What is it that brings out such behavior in people? How are we to explain the passion with which many, otherwise good people and good Christians demanded the death of Echegaray? I use the word “passion” deliberately, for “reason” had little to do with it. Nowhere has it been shown that the death penalty of itself is an effective deterrent to crime; bank robbers risk sudden death on every “job” they undertake. Effective deterrence, on the other hand, is the certainty or high probability of being arrested, convicted, and punished. Thus the list of 46 “heinous crimes” deserving the death penalty in Philippine law is a ridiculously and embarrassingly long admission of the failure of our justice system, the unwillingness or inability of those in authority to clean it up, and the need of legislators to imagine or pretend that they are “doing something” about crime.
The cries “justice for Baby” and “justice” for other victims of violence throw additional light on motivation and cultural values. They assume that punishment of the perpetrator somehow “makes up for” the suffering of the victim, is due in justice to the latter and is sought by him or her for that purpose—which would be a most unchristian seeking for revenge. There is no need to cite here the Lord’s teaching in the Gospel on forgiveness of enemies and His own example in praying for those who were crucifying Him.
It is true that the courts sometimes award “compensatory damages” to the victims of injustice—as in the case of the human rights victims of ex-President Marcos—but this is aside from punishment for the crime. Punishment for the crime is precisely society rising up to defend one of its values that has been violated, and is quite distinct from justice to the victim; even if the victim should decide to desist and not press charges, the courts as representatives of society may go ahead with a trial and punishment.

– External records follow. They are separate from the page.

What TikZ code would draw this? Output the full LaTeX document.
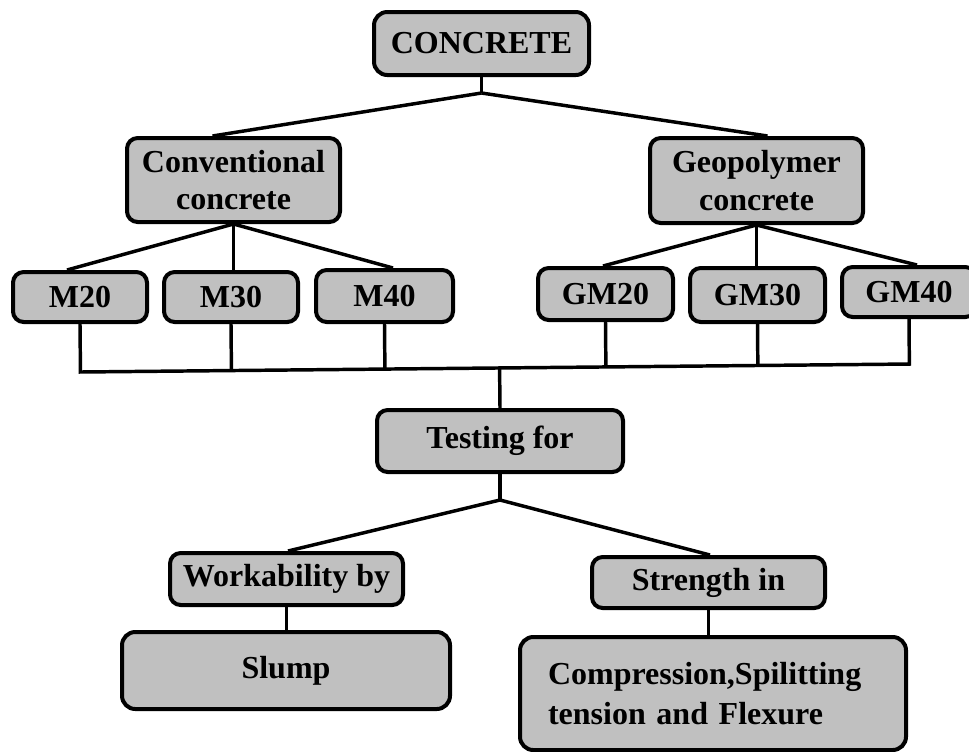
\documentclass[tikz,border=0pt]{standalone}
\usepackage{fontspec}
\setmainfont{Liberation Serif}
\usetikzlibrary{calc}
\definecolor{boxgray}{RGB}{192,192,192}
\begin{document}
\begin{tikzpicture}[x=0.75pt,y=-0.75pt,
  bx/.style={draw=black, line width=3pt, fill=boxgray, rounded corners=8pt,
    inner sep=0pt, font=\fontsize{24}{28}\selectfont\bfseries, align=center},
  ln/.style={line width=2.6pt, line join=miter}]
\useasboundingbox (0,0) rectangle (969,751);
\clip (0,0) rectangle (969,751);

% nodes
\node[bx, rounded corners=10pt, minimum width={215*0.75pt}, minimum height={63*0.75pt}] (concrete) at (481.5,43.5) {CONCRETE};
\node[bx, minimum width={213*0.75pt}, minimum height={84*0.75pt}] (conv) at (233.5,180) {Conventional\\concrete};
\node[bx, minimum width={213*0.75pt}, minimum height={85*0.75pt}] (geo) at (756.5,180.5) {Geopolymer\\concrete};

\node[bx, minimum width={134*0.75pt}, minimum height={50*0.75pt}] (m20) at (80,297) {M20};
\node[bx, minimum width={134*0.75pt}, minimum height={50*0.75pt}] (m30) at (231,297) {M30};
\node[bx, minimum width={137*0.75pt}, minimum height={52*0.75pt}] (m40) at (384.5,296) {M40};
\node[bx, minimum width={135*0.75pt}, minimum height={52*0.75pt}] (gm20) at (605.5,294) {GM20};
\node[bx, minimum width={135*0.75pt}, minimum height={54*0.75pt}] (gm30) at (757.5,295) {GM30};
\node[bx, minimum width={134*0.75pt}, minimum height={50*0.75pt}] (gm40) at (909,292) {GM40};

\node[bx, minimum width={246*0.75pt}, minimum height={62*0.75pt}] (test) at (500,441) {Testing for};
\node[bx, minimum width={233*0.75pt}, minimum height={52*0.75pt}] (work) at (286.5,579) {Workability by};
\node[bx, minimum width={233*0.75pt}, minimum height={51*0.75pt}] (str) at (708.5,582.5) {Strength in};
\node[bx, rounded corners=10pt, minimum width={328*0.75pt}, minimum height={77*0.75pt}] (slump) at (286,670.5) {Slump};
\node[bx, rounded corners=10pt, align=left, text width={330*0.75pt}, minimum width={386*0.75pt}, minimum height={113*0.75pt}, font=\fontsize{24}{30}\selectfont\bfseries] (comp) at (713,693.5) {Compression,Spilitting\\tension and Flexure};

% connectors: concrete
\draw[ln] (concrete.south) -- ++(0,16) coordinate (j1);
\draw[ln] (j1) -- ($(conv.north)+(-21,0)$);
\draw[ln] (j1) -- ($(geo.north)+(11,0)$);

% conventional branches
\draw[ln] (conv.south) -- ($(m20.north)+(-13,0)$);
\draw[ln] (conv.south) -- (conv.south |- m30.north);
\draw[ln] (conv.south) -- ($(m40.north)+(8.5,0)$);

% geopolymer branches
\draw[ln] (geo.south) -- ($(gm20.north)+(-2.5,0)$);
\draw[ln] (geo.south) -- (geo.south |- gm30.north);
\draw[ln] (geo.south) -- ($(gm40.north)+(8,0)$);

% bus
\coordinate (bl) at (80,372);
\coordinate (br) at (909,364);
\draw[ln] (m20.south) -- ($(bl)!(m20.south)!(br)$) -- ($(bl)!(gm40.south)!(br)$) -- (gm40.south);
\foreach \n in {m30,m40,gm20,gm30} {
  \draw[ln] (\n.south) -- ($(bl)!(\n.south)!(br)$);
}
\draw[ln] ($(bl)!(test.north)!(br)$) -- (test.north);

% testing branches
\draw[ln] (test.south) -- ++(0,26) coordinate (j2);
\draw[ln] (j2) -- ($(work.north)+(1.5,0)$);
\draw[ln] (j2) -- ($(str.north)+(1.5,0)$);
\draw[ln] (work.south) -- (work.south |- slump.north);
\draw[ln] (str.south) -- (str.south |- comp.north);
\end{tikzpicture}
\end{document}
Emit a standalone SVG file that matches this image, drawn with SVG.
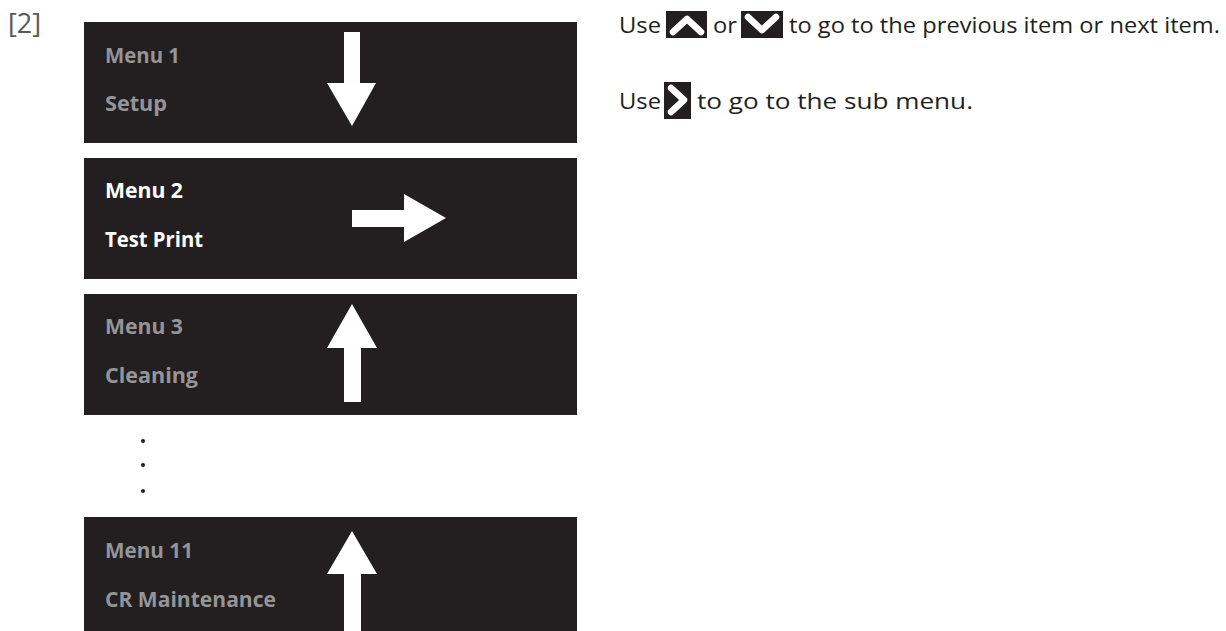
<svg xmlns="http://www.w3.org/2000/svg" width="1226" height="631" viewBox="0 0 1226 631">
  <style>
    .box { fill: #231f20; }
    .lbl { font-family: "Open Sans", "Liberation Sans", sans-serif; font-weight: bold; font-size: 21px; }
    .dim { fill: #939598; }
    .hi { fill: #ffffff; }
    .arrow { fill: #ffffff; }
    .txt { font-family: "Open Sans", "Liberation Sans", sans-serif; font-size: 22px; fill: #231f20; }
    .num { font-family: "Open Sans", "Liberation Sans", sans-serif; font-size: 27px; fill: #58595b; }
    .ico { fill: #231f20; }
    .chev { fill: none; stroke: #ffffff; stroke-width: 6.5; stroke-linecap: round; stroke-linejoin: round; }
    .dot { fill: #231f20; }
  </style>
  <rect width="1226" height="631" fill="#ffffff"/>
  <text class="num" x="8" y="33">[2]</text>

  <g id="menu1">
    <rect class="box" x="84" y="22" width="493" height="121"/>
    <text class="lbl dim" x="105" y="63" textLength="75" lengthAdjust="spacingAndGlyphs">Menu 1</text>
    <text class="lbl dim" x="105" y="111" textLength="62" lengthAdjust="spacingAndGlyphs">Setup</text>
    <polygon class="arrow" points="344,32 360,32 360,83 376,83 352,126 327,83 344,83"/>
  </g>

  <g id="menu2">
    <rect class="box" x="84" y="158" width="493" height="121"/>
    <text class="lbl hi" x="105" y="198" textLength="78" lengthAdjust="spacingAndGlyphs">Menu 2</text>
    <text class="lbl hi" x="105" y="247" textLength="98" lengthAdjust="spacingAndGlyphs">Test Print</text>
    <polygon class="arrow" points="352,210 404,210 404,194 446,218 404,242 404,227 352,227"/>
  </g>

  <g id="menu3">
    <rect class="box" x="84" y="294" width="493" height="121"/>
    <text class="lbl dim" x="105" y="334" textLength="78" lengthAdjust="spacingAndGlyphs">Menu 3</text>
    <text class="lbl dim" x="105" y="383" textLength="93" lengthAdjust="spacingAndGlyphs">Cleaning</text>
    <polygon class="arrow" points="352,304 377,348 361,348 361,402 344,402 344,348 327,348"/>
  </g>

  <g id="ellipsis">
    <circle class="dot" cx="143" cy="441" r="2"/>
    <circle class="dot" cx="143" cy="465" r="2"/>
    <circle class="dot" cx="143" cy="491" r="2"/>
  </g>

  <g id="menu11">
    <rect class="box" x="84" y="517" width="493" height="120"/>
    <text class="lbl dim" x="105" y="558" textLength="88" lengthAdjust="spacingAndGlyphs">Menu 11</text>
    <text class="lbl dim" x="105" y="607" textLength="171" lengthAdjust="spacingAndGlyphs">CR Maintenance</text>
    <polygon class="arrow" points="352,531 377,574 361,574 361,640 344,640 344,574 327,574"/>
  </g>

  <g id="instructions">
    <text class="txt" x="619" y="33" textLength="42" lengthAdjust="spacingAndGlyphs">Use</text>
    <rect class="ico" x="666" y="11" width="41" height="27"/>
    <polyline class="chev" points="673,32 687,19 701,32"/>
    <text class="txt" x="713" y="33" textLength="24" lengthAdjust="spacingAndGlyphs">or</text>
    <rect class="ico" x="741" y="11" width="42" height="27"/>
    <polyline class="chev" points="748,17 762,30 776,17"/>
    <text class="txt" x="789" y="33" textLength="431" lengthAdjust="spacingAndGlyphs">to go to the previous item or next item.</text>

    <text class="txt" x="619" y="109" textLength="42" lengthAdjust="spacingAndGlyphs">Use</text>
    <rect class="ico" x="664" y="82" width="27" height="37"/>
    <polyline class="chev" points="671,88 684,100 671,112"/>
    <text class="txt" x="697" y="109" textLength="276" lengthAdjust="spacingAndGlyphs">to go to the sub menu.</text>
  </g>
</svg>
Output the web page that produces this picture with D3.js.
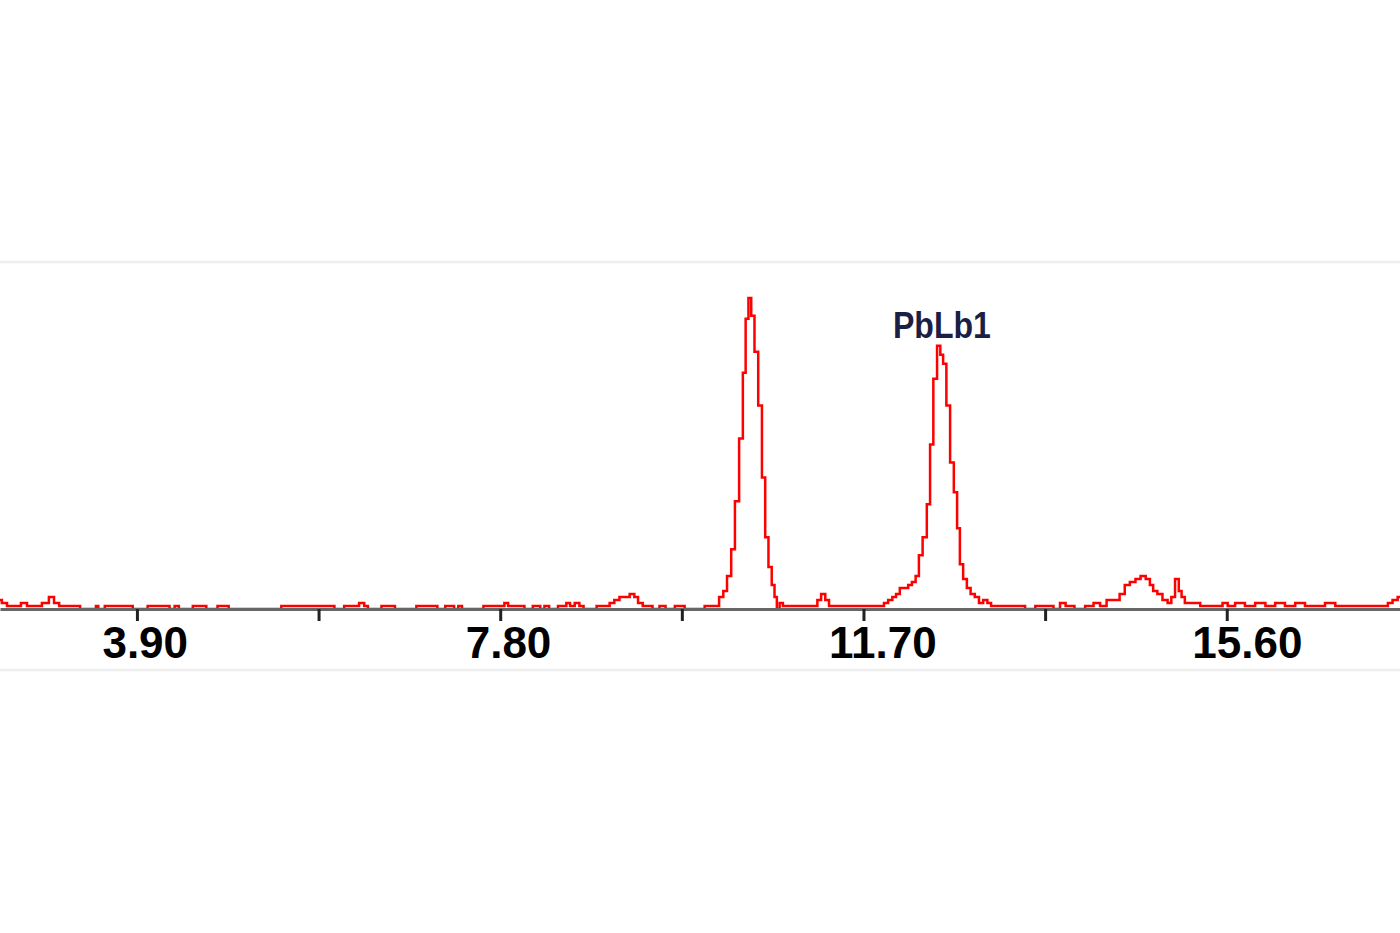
<!DOCTYPE html>
<html><head><meta charset="utf-8">
<script src="https://cdn.jsdelivr.net/npm/d3@7"></script>
<style>html,body{margin:0;padding:0;background:#fff;overflow:hidden}</style>
</head><body>
<svg id="chart" width="1400" height="933"></svg>
<script>
const energies = [
  2.43,2.47,2.54,2.62,2.69,2.75,2.84,2.92,2.99,3.03,3.10,3.18,3.27,3.31,3.45,3.47,3.50,3.61,3.68,3.74,3.83,3.88,
  4.15,4.22,4.28,4.33,4.37,4.63,4.66,4.87,4.90,6.00,6.04,6.21,6.25,6.32,6.36,6.40,6.65,6.69,7.11,7.14,7.28,7.33,7.37,7.41,
  7.83,7.86,7.91,7.97,8.03,8.09,8.21,8.25,8.30,8.35,8.49,8.53,8.57,8.63,8.67,8.72,8.95,9.00,9.05,9.11,9.16,9.22,9.26,9.30,
  9.36,9.41,9.46,9.56,9.59,9.76,9.80,9.95,10.04,10.09,10.12,10.18,10.21,10.26,10.30,10.34,10.39,10.42,10.45,10.48,10.51,
  10.55,10.59,10.63,10.66,10.70,10.73,10.76,10.78,10.82,10.85,10.91,11.02,11.13,11.19,11.22,11.27,11.31,11.35,11.45,11.56,
  11.66,11.75,11.84,11.90,11.94,11.99,12.03,12.07,12.11,12.16,12.20,12.24,12.28,12.31,12.36,12.40,12.43,12.47,12.51,12.54,
  12.57,12.61,12.65,12.69,12.72,12.75,12.79,12.83,12.87,12.92,12.96,13.01,13.05,13.09,13.17,13.27,13.38,13.49,13.60,13.70,
  13.78,13.84,13.90,14.03,14.13,14.21,14.27,14.35,14.42,14.48,14.53,14.59,14.65,14.70,14.76,14.79,14.83,14.88,14.94,14.99,
  15.02,15.07,15.10,15.13,15.17,15.23,15.28,15.35,15.42,15.53,15.58,15.64,15.74,15.85,15.96,16.07,16.17,16.28,16.39,16.49,
  16.60,16.71,16.82,16.92,17.03,17.14,17.25,17.31,17.35,17.41,17.46
];
const counts = [
  3,2,1,1,2,1,1,2,4,2,1,1,1,0,0,1,0,1,1,1,1,0,
  1,1,0,1,0,1,0,1,0,1,0,1,1,2,1,0,1,0,1,0,1,0,1,0,
  1,2,1,1,1,0,1,0,1,0,1,2,1,2,1,0,1,2,3,4,4,5,4,2,
  1,1,0,1,0,1,0,0,1,1,1,4,6,11,20,36,57,79,97,104,98,
  86,68,44,24,14,8,4,0,2,1,1,1,1,1,3,5,3,1,1,1,
  1,1,1,1,2,3,4,5,7,7,8,9,11,18,24,35,55,77,88,85,
  82,68,49,39,27,15,10,7,5,4,2,3,2,1,1,1,1,0,1,1,
  0,2,1,0,1,2,1,3,3,5,8,9,10,11,10,8,6,5,3,2,
  4,10,6,4,2,2,2,1,1,1,2,1,2,1,2,1,2,1,2,1,
  1,2,1,1,1,1,1,1,2,3,4
];
const tickValues = [3.90, 5.85, 7.80, 9.75, 11.70, 13.65, 15.60];
const tickLabels = ["3.90", "", "7.80", "", "11.70", "", "15.60"];
const peakLabels = ["PbLb1"];
const peakLabelEnergies = [12.51];
const peakLabelCounts = [88];

const W = 1400, H = 933;
const svg = d3.select("#chart");
const x = d3.scaleLinear().domain([2.43, 17.46]).range([0, W]);
const y = d3.scaleLinear().domain([0, 116]).range([609, 262]);

// faint frame lines
svg.append("line").attr("x1", 0).attr("x2", W).attr("y1", y(116)).attr("y2", y(116))
  .attr("stroke", "#efefef").attr("stroke-width", 2.5);
svg.append("line").attr("x1", 0).attr("x2", W).attr("y1", 670).attr("y2", 670)
  .attr("stroke", "#efefef").attr("stroke-width", 2.5);

svg.append("clipPath").attr("id", "clip").append("rect")
  .attr("x", 0).attr("y", 0).attr("width", W).attr("height", H);

const data = energies.map((e, i) => [e, counts[i]]);
const line = d3.line().x(d => x(d[0])).y(d => y(d[1])).curve(d3.curveStep);

svg.append("path").datum(data)
  .attr("clip-path", "url(#clip)")
  .attr("d", line)
  .attr("fill", "none")
  .attr("stroke", "#ff0000")
  .attr("stroke-width", 2.5)
  .attr("stroke-linejoin", "miter");

// axis
const axis = d3.axisBottom(x).tickValues(tickValues)
  .tickFormat((d, i) => tickLabels[i]).tickSize(12).tickSizeOuter(0);
const gx = svg.append("g").attr("transform", `translate(0,${y(0)})`).call(axis);
gx.select(".domain").attr("stroke", "#666").attr("stroke-width", 3);
gx.selectAll(".tick line").attr("stroke", "#222").attr("stroke-width", 3);
gx.selectAll(".tick text")
  .attr("font-family", "'Liberation Sans', Arial, sans-serif")
  .attr("font-weight", "bold")
  .attr("font-size", 44)
  .attr("fill", "#000")
  .attr("y", 49).attr("dy", 0)
  .attr("text-anchor", "start")
  .attr("x", -35);

// peak label
svg.selectAll("text.peak").data(peakLabels).enter().append("text")
  .attr("class", "peak")
  .attr("x", (d, i) => x(peakLabelEnergies[i]) + 3)
  .attr("y", (d, i) => y(peakLabelCounts[i]) - 8)
  .attr("text-anchor", "middle")
  .attr("font-family", "'Liberation Sans', Arial, sans-serif")
  .attr("font-weight", "bold")
  .attr("font-size", 36)
  .attr("textLength", 98)
  .attr("lengthAdjust", "spacingAndGlyphs")
  .attr("fill", "#1c1f45")
  .text(d => d);
</script>
</body></html>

This point is crucial, for shared values are the glue which binds society together. Of society again and again chooses to ignore attacks on these values, they become degraded into mere personal preferences, and the glue begins to dissolve. Filipinos have seen this in the amnesty given to collaborators after the Japanese occupation and in the easy reentry of the Marcos cronies and the torturers and murderers of 10,000 human rights victims into respectable society. These moral lepers still walk freely among us. Had severe and just punishments been handed out without fear or favor, if the collaborators, torturers, and murderers were in Muntinlupa to this day, there might be a stronger sense of the nation and of human rights, and far less graft, corruption, and self-seeking in national life than we now see.
Why then the clamor for the death of Echegaray? My guess is that it was the product of frustration with our police and legal systems, and sheer blood lust. The frustration we can easily understand; we read day after day of so many crimes committed against the weak and powerless, and few of the criminals brought to justice, that it is somehow satisfying to find a malefactor and see him punished. It serves as a release, a catharsis for our resentment against criminals and the whole system.
And blood lust? Or a ghoulish preoccupation with death? One could interpret the scenes described by Bankoff, and cited above, in those terms. Likewise the media fascination with the dead body of Echegaray. Perhaps it has something to do with the Filipino addiction to cockfights, but it is not peculiar to the Philippines. American are just as addicted to another blood sport, and one that involves humans, namely heavyweight boxing, and Spaniards to bullfights.
Yet, worldwide there is a growing sense of the inviolable dignity of the human person and a growing disenchantment with the death penalty. This was true in the Philippines as early as the nineteenth century, as Bankoff reports (p. 182). “Even murderers were seldom executed. The number of persons executed in any one year seldom exceeded 10 percent of the total number of murder cases, and even this figure declined to fewer than 2 percent after 1875…. Only in the case of rebellion was capital punishment frequently imposed.” Today only 91 nations, less than half of all nations, make use of the death penalty.
It is sad that a Christian and Catholic nation such as the Philippines continues to make use of the death penalty despite the very recent (January 27, 1999) appeal of Pope John Paul II.
“The new evangelization calls for followers of Christ who are unconditionally pro-life: who proclaim, celebrate, and serve the Gospel of life in every situation. A sign of hope is the increasing recognition that the dignity of human life must never be taken away, even in the case of someone who has done great evil. Modern society has the means of protecting itself, without definitively denying criminals the chance to reform…. I renew the appeal I made most recently at Christmas for a consensus to end the death penalty, which is both cruel and unnecessary.”